** begin Material supplied **
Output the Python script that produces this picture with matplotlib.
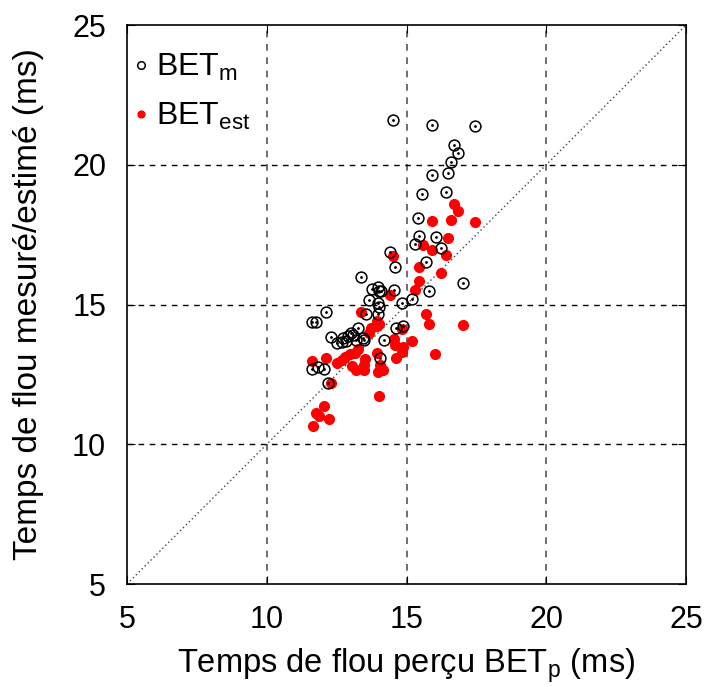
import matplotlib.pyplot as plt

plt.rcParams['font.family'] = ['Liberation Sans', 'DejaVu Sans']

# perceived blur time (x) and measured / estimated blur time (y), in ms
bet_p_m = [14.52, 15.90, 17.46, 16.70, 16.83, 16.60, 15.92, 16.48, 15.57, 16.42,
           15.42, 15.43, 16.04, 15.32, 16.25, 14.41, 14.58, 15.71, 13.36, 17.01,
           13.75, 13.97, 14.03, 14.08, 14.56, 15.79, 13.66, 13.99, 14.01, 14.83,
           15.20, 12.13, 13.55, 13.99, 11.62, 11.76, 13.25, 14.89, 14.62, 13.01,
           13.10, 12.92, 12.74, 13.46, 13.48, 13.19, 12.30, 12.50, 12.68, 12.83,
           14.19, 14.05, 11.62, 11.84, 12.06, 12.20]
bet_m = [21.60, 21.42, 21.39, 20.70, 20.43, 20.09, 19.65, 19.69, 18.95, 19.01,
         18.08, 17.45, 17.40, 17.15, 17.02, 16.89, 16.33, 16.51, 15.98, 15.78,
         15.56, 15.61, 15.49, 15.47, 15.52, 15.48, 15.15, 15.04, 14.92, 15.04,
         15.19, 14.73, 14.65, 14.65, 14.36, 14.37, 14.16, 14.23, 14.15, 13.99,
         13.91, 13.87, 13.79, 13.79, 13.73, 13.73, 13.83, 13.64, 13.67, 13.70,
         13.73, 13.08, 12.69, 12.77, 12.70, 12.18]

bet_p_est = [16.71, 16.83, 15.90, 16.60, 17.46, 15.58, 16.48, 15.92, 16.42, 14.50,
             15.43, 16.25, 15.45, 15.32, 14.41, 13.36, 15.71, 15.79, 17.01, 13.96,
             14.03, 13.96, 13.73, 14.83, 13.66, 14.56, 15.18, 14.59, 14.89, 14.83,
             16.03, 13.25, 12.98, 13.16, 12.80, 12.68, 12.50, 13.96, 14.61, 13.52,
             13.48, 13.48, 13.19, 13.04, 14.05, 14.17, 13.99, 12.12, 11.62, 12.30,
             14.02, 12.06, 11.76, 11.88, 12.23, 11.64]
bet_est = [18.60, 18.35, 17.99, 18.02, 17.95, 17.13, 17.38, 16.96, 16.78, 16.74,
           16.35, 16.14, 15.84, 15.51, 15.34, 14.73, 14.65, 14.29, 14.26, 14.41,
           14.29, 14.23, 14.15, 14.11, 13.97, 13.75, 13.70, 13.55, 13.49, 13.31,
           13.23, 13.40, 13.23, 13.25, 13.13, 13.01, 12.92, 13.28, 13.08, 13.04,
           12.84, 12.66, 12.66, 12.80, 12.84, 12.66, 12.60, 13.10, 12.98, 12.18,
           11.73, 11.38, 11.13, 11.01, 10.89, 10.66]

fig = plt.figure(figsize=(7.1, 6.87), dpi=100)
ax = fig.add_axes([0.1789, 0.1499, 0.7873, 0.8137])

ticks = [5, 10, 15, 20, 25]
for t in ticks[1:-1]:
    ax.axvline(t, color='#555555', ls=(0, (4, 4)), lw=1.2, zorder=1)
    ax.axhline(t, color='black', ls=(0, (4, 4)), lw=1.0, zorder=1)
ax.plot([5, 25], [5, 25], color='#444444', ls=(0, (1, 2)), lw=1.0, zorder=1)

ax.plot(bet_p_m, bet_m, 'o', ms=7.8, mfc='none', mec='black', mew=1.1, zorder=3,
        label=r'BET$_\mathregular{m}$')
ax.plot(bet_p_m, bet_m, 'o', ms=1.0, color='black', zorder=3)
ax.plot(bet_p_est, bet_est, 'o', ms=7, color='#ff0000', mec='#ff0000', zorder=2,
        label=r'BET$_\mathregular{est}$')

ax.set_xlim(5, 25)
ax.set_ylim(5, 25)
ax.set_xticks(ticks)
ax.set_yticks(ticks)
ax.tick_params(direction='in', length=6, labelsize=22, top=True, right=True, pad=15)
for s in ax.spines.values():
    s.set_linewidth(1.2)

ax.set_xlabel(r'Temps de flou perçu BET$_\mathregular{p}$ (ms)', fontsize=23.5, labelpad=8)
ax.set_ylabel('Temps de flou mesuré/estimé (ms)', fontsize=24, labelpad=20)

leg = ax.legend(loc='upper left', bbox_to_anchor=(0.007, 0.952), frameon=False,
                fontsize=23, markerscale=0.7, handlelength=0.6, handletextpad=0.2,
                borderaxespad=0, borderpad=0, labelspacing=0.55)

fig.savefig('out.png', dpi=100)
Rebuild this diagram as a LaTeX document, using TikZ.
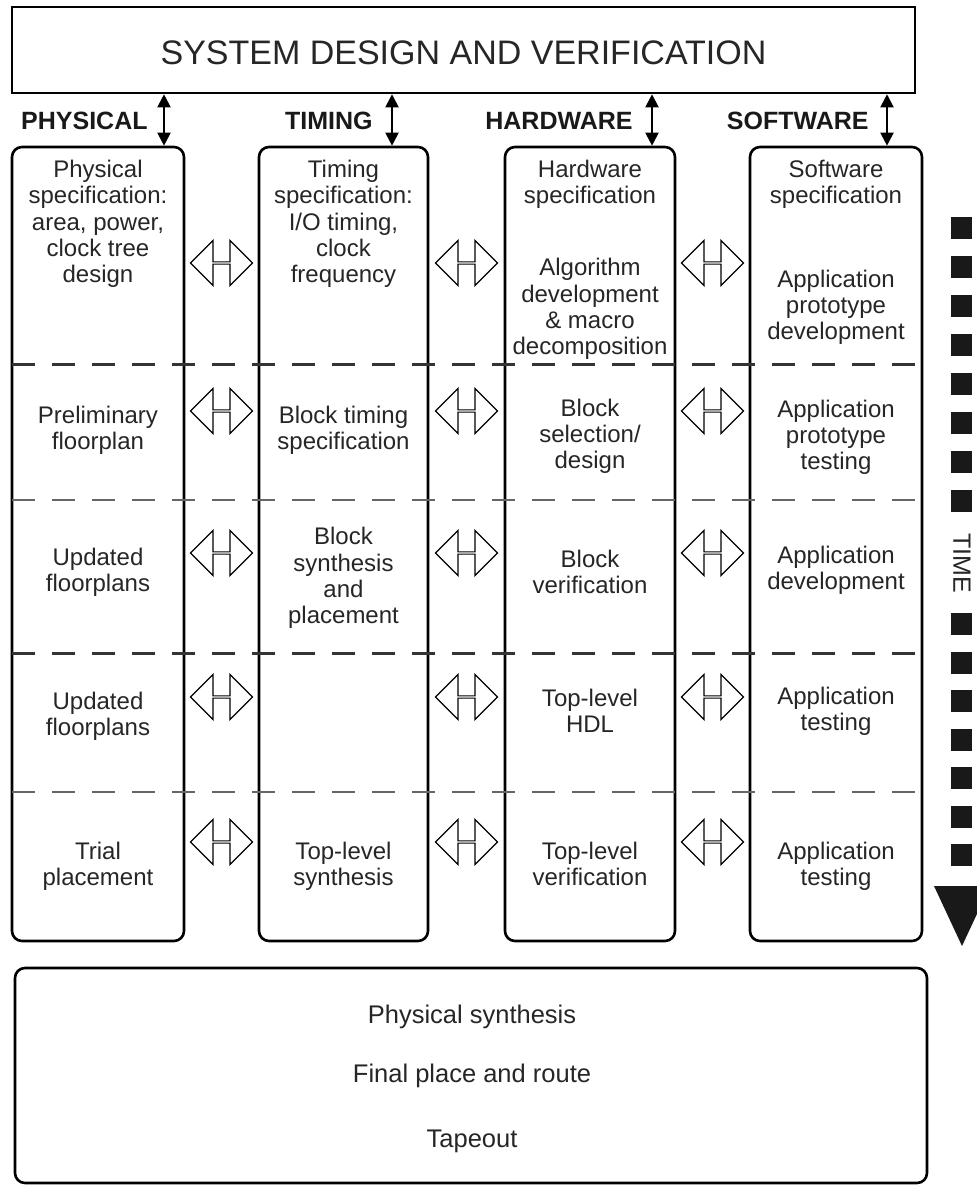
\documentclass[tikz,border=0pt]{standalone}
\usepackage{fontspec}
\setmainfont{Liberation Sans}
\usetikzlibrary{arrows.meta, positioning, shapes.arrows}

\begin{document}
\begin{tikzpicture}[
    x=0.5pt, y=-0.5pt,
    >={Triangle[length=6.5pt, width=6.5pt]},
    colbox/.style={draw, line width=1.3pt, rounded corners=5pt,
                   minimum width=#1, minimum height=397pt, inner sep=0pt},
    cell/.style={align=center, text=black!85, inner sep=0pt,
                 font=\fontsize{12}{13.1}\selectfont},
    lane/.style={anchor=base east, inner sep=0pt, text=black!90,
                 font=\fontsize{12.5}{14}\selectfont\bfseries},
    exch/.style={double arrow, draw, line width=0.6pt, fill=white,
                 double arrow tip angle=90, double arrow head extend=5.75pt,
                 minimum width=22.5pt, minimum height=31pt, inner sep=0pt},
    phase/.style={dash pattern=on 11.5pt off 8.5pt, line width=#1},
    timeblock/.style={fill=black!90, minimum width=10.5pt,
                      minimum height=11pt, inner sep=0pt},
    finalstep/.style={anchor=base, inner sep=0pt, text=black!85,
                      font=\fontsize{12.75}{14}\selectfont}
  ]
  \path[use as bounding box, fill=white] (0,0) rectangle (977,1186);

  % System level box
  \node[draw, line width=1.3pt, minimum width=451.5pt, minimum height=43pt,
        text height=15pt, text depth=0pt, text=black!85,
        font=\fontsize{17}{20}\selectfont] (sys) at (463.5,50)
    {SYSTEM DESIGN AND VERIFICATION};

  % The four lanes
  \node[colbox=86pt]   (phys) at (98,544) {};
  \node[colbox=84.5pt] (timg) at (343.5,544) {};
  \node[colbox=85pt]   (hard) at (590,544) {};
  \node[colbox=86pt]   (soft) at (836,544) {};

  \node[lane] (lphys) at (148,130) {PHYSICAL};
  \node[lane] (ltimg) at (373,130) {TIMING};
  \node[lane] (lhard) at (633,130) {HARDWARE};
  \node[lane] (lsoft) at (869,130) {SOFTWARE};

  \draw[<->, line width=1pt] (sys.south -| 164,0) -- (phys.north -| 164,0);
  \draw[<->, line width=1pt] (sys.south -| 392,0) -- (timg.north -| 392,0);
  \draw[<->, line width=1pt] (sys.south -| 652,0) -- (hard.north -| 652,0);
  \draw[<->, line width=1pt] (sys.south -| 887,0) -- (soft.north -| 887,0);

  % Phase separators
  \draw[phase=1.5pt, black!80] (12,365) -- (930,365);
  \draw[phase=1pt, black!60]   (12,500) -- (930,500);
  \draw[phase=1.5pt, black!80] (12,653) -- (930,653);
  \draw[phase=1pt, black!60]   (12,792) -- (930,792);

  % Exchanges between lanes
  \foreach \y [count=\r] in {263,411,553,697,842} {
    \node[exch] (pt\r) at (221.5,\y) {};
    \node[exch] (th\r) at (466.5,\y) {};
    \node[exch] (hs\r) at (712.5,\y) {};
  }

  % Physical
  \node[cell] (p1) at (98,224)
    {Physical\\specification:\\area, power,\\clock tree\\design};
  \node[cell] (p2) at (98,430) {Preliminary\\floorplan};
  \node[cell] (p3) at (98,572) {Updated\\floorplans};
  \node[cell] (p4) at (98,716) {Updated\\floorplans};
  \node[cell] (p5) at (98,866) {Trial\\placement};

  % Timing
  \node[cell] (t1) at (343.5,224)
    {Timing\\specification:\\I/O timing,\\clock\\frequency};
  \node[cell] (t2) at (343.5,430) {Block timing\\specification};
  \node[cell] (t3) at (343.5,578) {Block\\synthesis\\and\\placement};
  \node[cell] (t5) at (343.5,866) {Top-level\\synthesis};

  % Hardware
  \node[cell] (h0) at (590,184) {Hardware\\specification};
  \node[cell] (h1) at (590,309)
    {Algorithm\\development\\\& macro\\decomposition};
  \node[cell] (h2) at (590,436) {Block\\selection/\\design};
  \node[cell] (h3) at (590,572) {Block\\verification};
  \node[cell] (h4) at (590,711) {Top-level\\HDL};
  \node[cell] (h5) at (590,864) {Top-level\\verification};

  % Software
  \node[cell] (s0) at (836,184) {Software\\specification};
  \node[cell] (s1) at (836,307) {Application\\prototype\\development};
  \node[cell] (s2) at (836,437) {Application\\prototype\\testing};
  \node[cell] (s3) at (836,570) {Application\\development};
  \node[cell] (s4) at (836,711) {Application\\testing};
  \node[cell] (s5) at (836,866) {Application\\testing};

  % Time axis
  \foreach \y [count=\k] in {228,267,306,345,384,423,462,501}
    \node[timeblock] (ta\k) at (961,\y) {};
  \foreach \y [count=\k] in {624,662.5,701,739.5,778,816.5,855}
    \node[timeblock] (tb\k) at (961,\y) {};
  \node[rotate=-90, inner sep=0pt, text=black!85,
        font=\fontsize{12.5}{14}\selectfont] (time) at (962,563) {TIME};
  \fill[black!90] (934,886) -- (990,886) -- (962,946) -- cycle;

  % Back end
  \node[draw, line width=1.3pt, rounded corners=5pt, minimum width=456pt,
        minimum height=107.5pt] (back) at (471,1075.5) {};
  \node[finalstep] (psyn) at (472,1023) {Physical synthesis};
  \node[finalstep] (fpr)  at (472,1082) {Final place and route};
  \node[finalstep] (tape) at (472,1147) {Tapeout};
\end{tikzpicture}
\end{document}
** end Material supplied **
** begin Material supplied **
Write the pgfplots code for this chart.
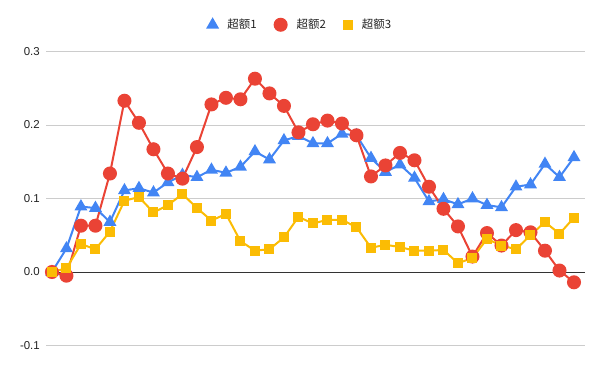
** end Material supplied **
**Given task**
From the records above, give again only the part that opens with the line containing "Rebuild this diagram" and closes with the line containing "(0,0) rectangle (977,1186);". Keep both ends but drop the pictures.

**Problem solution**
Rebuild this diagram as a LaTeX document, using TikZ.
\documentclass[tikz,border=0pt]{standalone}
\usepackage{fontspec}
\setmainfont{Liberation Sans}
\usetikzlibrary{arrows.meta, positioning, shapes.arrows}

\begin{document}
\begin{tikzpicture}[
    x=0.5pt, y=-0.5pt,
    >={Triangle[length=6.5pt, width=6.5pt]},
    colbox/.style={draw, line width=1.3pt, rounded corners=5pt,
                   minimum width=#1, minimum height=397pt, inner sep=0pt},
    cell/.style={align=center, text=black!85, inner sep=0pt,
                 font=\fontsize{12}{13.1}\selectfont},
    lane/.style={anchor=base east, inner sep=0pt, text=black!90,
                 font=\fontsize{12.5}{14}\selectfont\bfseries},
    exch/.style={double arrow, draw, line width=0.6pt, fill=white,
                 double arrow tip angle=90, double arrow head extend=5.75pt,
                 minimum width=22.5pt, minimum height=31pt, inner sep=0pt},
    phase/.style={dash pattern=on 11.5pt off 8.5pt, line width=#1},
    timeblock/.style={fill=black!90, minimum width=10.5pt,
                      minimum height=11pt, inner sep=0pt},
    finalstep/.style={anchor=base, inner sep=0pt, text=black!85,
                      font=\fontsize{12.75}{14}\selectfont}
  ]
  \path[use as bounding box, fill=white] (0,0) rectangle (977,1186);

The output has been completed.